Поэзия Виктора Бокова ориентирована на вечные, непреходящие ценности. Таковы основы его художественной аксиологии. Но это и есть счастье, с которым поэт готов с любым из нас поделиться.

…Круглосуточно живу
И друзей к себе зову,
Чтобы счастьем поделиться.
А оно – любовь моя
К людям, к зверям,
К малой пташке,
К токованию ручья,
К ликованию луча
На моей простой рубашке!

(«Разговор с поэтом Михаилом Львовым»)

В поэзии Виктора Бокова все является подлинным, настоящим. Россия потому и запела «Оренбургский пуховый платок», что людей глубоко тронули искренность, нежность, тепло души, то, чем они всегда дорожили и дорожат. В стихах большого художника всегда живет правда, за которую он готов – «хоть на костер»!

И сегодня поэт, имеющий всенародную известность и славу, получивший широкое призвание, находится в том состоянии «непрестанного действия, завидного, счастливого», которое восхищало Бориса Пастернака, которое всегда восхищает его читателей.

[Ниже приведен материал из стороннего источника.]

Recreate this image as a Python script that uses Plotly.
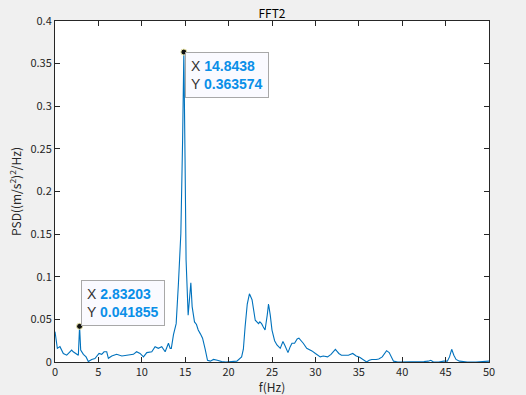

Именно поэтому он не простой читаемый, а любимый поэт, слово которого сопровождает человека на его жизненном пути, высвечивает в нем самое лучшее. Случайно ли, что в чеченскую войну середины девяностых годов наших мальчишек брошенных злою властью в горнило этой бойни, согревала своим теплом книжечка стихов Виктора Бокова «В гостях у жаворонка». Об этом писала «Российская газета» в апреле 1998 года. Вышедший в 1994 году, в уже запылавшем огне войны Грозном, очень скромно изданный, этот поэтический сборник разделил судьбу великих книг, с которыми русские солдаты не расставались и в свой смертный час. Каким контрастом страшной реальности звучали стихи Бокова:

Нет теперь ни войн, ни драк,
Ни захвата территорий…

Утверждая в своем творчестве высшую онтологическую ценность свободы духа, Виктор Боков открывает перед каждым человеком светлую перспективу совершенствования и нравственного самосозидания:

Побудь со мной на высоте,
Оставь земной удел…

(«В гостях у жаворонка»)

На недосягаемой высоте духовного величия находится сам творец. Пристанем же и мы к его «сияющей звезде».